How To (Actually) Calculate CAC

(Andrew Chen) #1

Originally published at:
[Andrew: Paid marketing remains an integral part of many products’ acquisition channels, and one of the key metrics is Cost of Customer Acquisition, which is a nuanced calculation with lots of gotchas. My good friend Brian Balfour (ex-vp growth at Hubspot) put together this incredible essays with details on how to think about it.] Brian Balfour…

(Dustin Robertson) #2

Great article thank you for sharing.

I was curious about the argument to include salaries and tools in the CAC calculation. We often have to compare marketing channels to each other and it is easier to do if you just look at the variable costs involved. Sunk costs should be evaluated but not sure CAC is the best place to decided if you have the right tools or team?

(Darren Lester) #3

Nice article.

I was wondering though, if you get into the muddy waters of considering ‘indirect’ sales and marketing costs (engineering, support etc.) and fixed costs (salaries), isn’t the logical place to end up that you should just count ALL of your costs each month, and divide it by the number of new customers acquired?

Ultimately, ALL business resources must (or could be argued to) contribute to acquiring new customers in some way (if they don’t, what do they do?!). This approach may actually be a useful dose of reality for many in the startup world :wink:

So, I can see the benefit of measuring CAC without these indirect costs, in terms of measuring the success / impact of specific marketing and sales activities, and I can see a very simplistic benefit of just counting all costs.

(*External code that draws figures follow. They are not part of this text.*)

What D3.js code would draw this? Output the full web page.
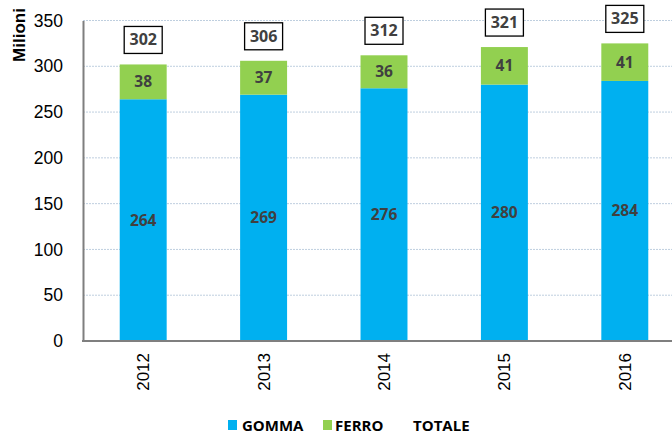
<!DOCTYPE html>
<html>
<head>
<meta charset="utf-8">
<script src="https://cdn.jsdelivr.net/npm/d3@7"></script>
<style>
  body { margin: 0; background: #fff; }
  svg { display: block; }
</style>
</head>
<body>
<svg width="672" height="434"></svg>
<script>
var years = ["2012", "2013", "2014", "2015", "2016"];
var gomma = [264, 269, 276, 280, 284];
var ferro = [38, 37, 36, 41, 41];
var totale = [302, 306, 312, 321, 325];
var yTicks = [0, 50, 100, 150, 200, 250, 300, 350];

var svg = d3.select("svg");
var labelFont = "'Open Sans', Lato, sans-serif";

var x = d3.scaleBand().domain(years).range([83, 685]).paddingInner(0.61).paddingOuter(0.305);
var y = d3.scaleLinear().domain([0, 350]).range([341, 20.5]);

// gridlines
svg.append("g")
    .selectAll("line")
    .data(yTicks.filter(d => d > 0))
    .enter()
    .append("line")
    .attr("x1", 83).attr("x2", 672)
    .attr("y1", d => y(d)).attr("y2", d => y(d))
    .attr("stroke", "#bfcfdf")
    .attr("stroke-width", 1)
    .attr("stroke-dasharray", "2,1");

var rows = years.map((yr, i) => ({ year: yr, gomma: gomma[i], ferro: ferro[i], totale: totale[i] }));

// gomma bars
svg.append("g").selectAll("rect")
    .data(rows).enter().append("rect")
    .attr("x", d => x(d.year))
    .attr("width", x.bandwidth())
    .attr("y", d => y(d.gomma))
    .attr("height", d => y(0) - y(d.gomma))
    .attr("fill", "#00b0f0");

// ferro bars
svg.append("g").selectAll("rect")
    .data(rows).enter().append("rect")
    .attr("x", d => x(d.year))
    .attr("width", x.bandwidth())
    .attr("y", d => y(d.gomma + d.ferro))
    .attr("height", d => y(d.gomma) - y(d.gomma + d.ferro))
    .attr("fill", "#92d050");

// segment labels
var seg = svg.append("g")
    .attr("font-family", labelFont)
    .attr("font-weight", "bold")
    .attr("font-size", 15.5)
    .attr("fill", "#404040")
    .attr("text-anchor", "middle");

seg.selectAll("text.g")
    .data(rows).enter().append("text")
    .attr("x", d => x(d.year) + x.bandwidth() / 2)
    .attr("y", d => y(d.gomma / 2))
    .attr("dy", "0.35em")
    .text(d => d.gomma);

seg.selectAll("text.f")
    .data(rows).enter().append("text")
    .attr("x", d => x(d.year) + x.bandwidth() / 2)
    .attr("y", d => y(d.gomma + d.ferro / 2))
    .attr("dy", "0.35em")
    .text(d => d.ferro);

// totale boxes
var tot = svg.append("g").selectAll("g")
    .data(rows).enter().append("g")
    .attr("transform", d => "translate(" + (x(d.year) + x.bandwidth() / 2) + "," + (y(d.totale) - 25) + ")");

tot.append("rect")
    .attr("x", -19).attr("y", -13)
    .attr("width", 38).attr("height", 27)
    .attr("fill", "#fff")
    .attr("stroke", "#000")
    .attr("stroke-width", 1.3);

tot.append("text")
    .attr("text-anchor", "middle")
    .attr("dy", "0.36em")
    .attr("font-family", labelFont)
    .attr("font-weight", "bold")
    .attr("font-size", 16)
    .attr("fill", "#404040")
    .text(d => d.totale);

// y axis
var yAxis = svg.append("g")
    .attr("transform", "translate(83,0)")
    .call(d3.axisLeft(y).tickValues(yTicks).tickSize(0).tickPadding(20));
yAxis.select(".domain").attr("stroke", "#7f7f7f").attr("stroke-width", 2);
yAxis.selectAll("text")
    .attr("font-family", "'Liberation Sans', Arial, sans-serif")
    .attr("font-size", 17.5)
    .attr("fill", "#000");

// x baseline
svg.append("line")
    .attr("x1", 82).attr("x2", 672)
    .attr("y1", y(0)).attr("y2", y(0))
    .attr("stroke", "#7f7f7f")
    .attr("stroke-width", 2);

// x labels
svg.append("g").selectAll("text")
    .data(years).enter().append("text")
    .attr("transform", d => "translate(" + (x(d) + x.bandwidth() / 2 + 6) + ",353) rotate(-90)")
    .attr("text-anchor", "end")
    .attr("font-family", "'Liberation Sans', Arial, sans-serif")
    .attr("font-size", 17)
    .attr("fill", "#000")
    .text(d => d);

// y title
svg.append("text")
    .attr("transform", "translate(25,35) rotate(-90)")
    .attr("text-anchor", "middle")
    .attr("font-family", "'Liberation Sans', Arial, sans-serif")
    .attr("font-weight", "bold")
    .attr("font-size", 17)
    .attr("fill", "#000")
    .text("Milioni");

// legend
var legendItems = [
    { name: "GOMMA", color: "#00b0f0", x: 228 },
    { name: "FERRO", color: "#92d050", x: 323 },
    { name: "TOTALE", color: null, x: 400 }
];
var leg = svg.append("g").selectAll("g")
    .data(legendItems).enter().append("g")
    .attr("transform", d => "translate(" + d.x + ",420)");
leg.filter(d => d.color).append("rect")
    .attr("width", 9).attr("height", 10)
    .attr("fill", d => d.color);
leg.append("text")
    .attr("x", d => d.name == "GOMMA" ? 14 : (d.name == "FERRO" ? 12 : 13))
    .attr("y", 10.5)
    .attr("font-family", labelFont)
    .attr("font-weight", "bold")
    .attr("font-size", 15)
    .attr("fill", "#000")
    .text(d => d.name);
</script>
</body>
</html>
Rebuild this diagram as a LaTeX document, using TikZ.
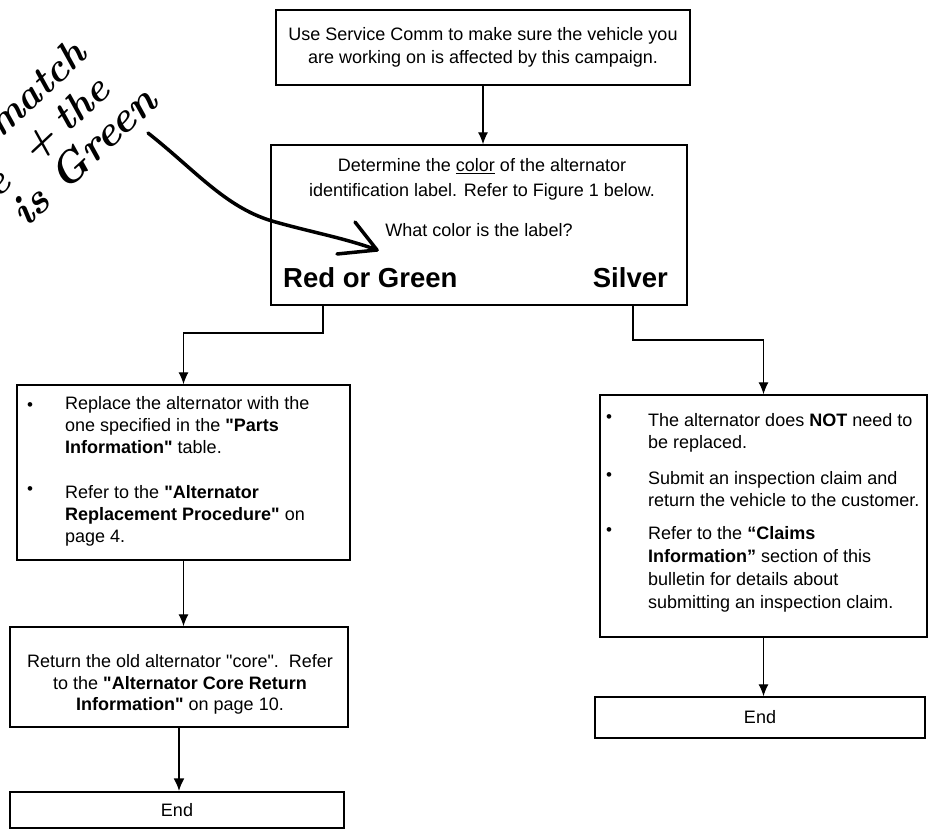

Struggling to see the benefits of the messy hybrid?

(David Cohen) #4

Great article, I never really thought about considering CAC and CPA and used CPA with the models you took into account, but its great to break things into understandable parts for sure.

(Jordi Llonch Esteve) #5

Awesome article. I hoped someone explained me that in detail when I was starting my startup 4 years ago… The problem arises when you ask your marketplace users to register in your platform, but not all of them generate value from day 1 (as Brian explains in detail in the article). It costs you $$$ to acquire users, but they might be wandering around for days, months or even years until they finally use [and pay for] the service.

This is even more painful in 2-sided marketplaces where only one side pays for the service. That’s why I’d like to share with you the simple formula we use to calculate Sharing Academy’s CAC and CLTV, based on CPA. Even though we are a peer-tutoring marketplace, it can be used for any lead-generation marketplace where revenue comes from one side only.

Hope it is useful to all entrepreneurs out there.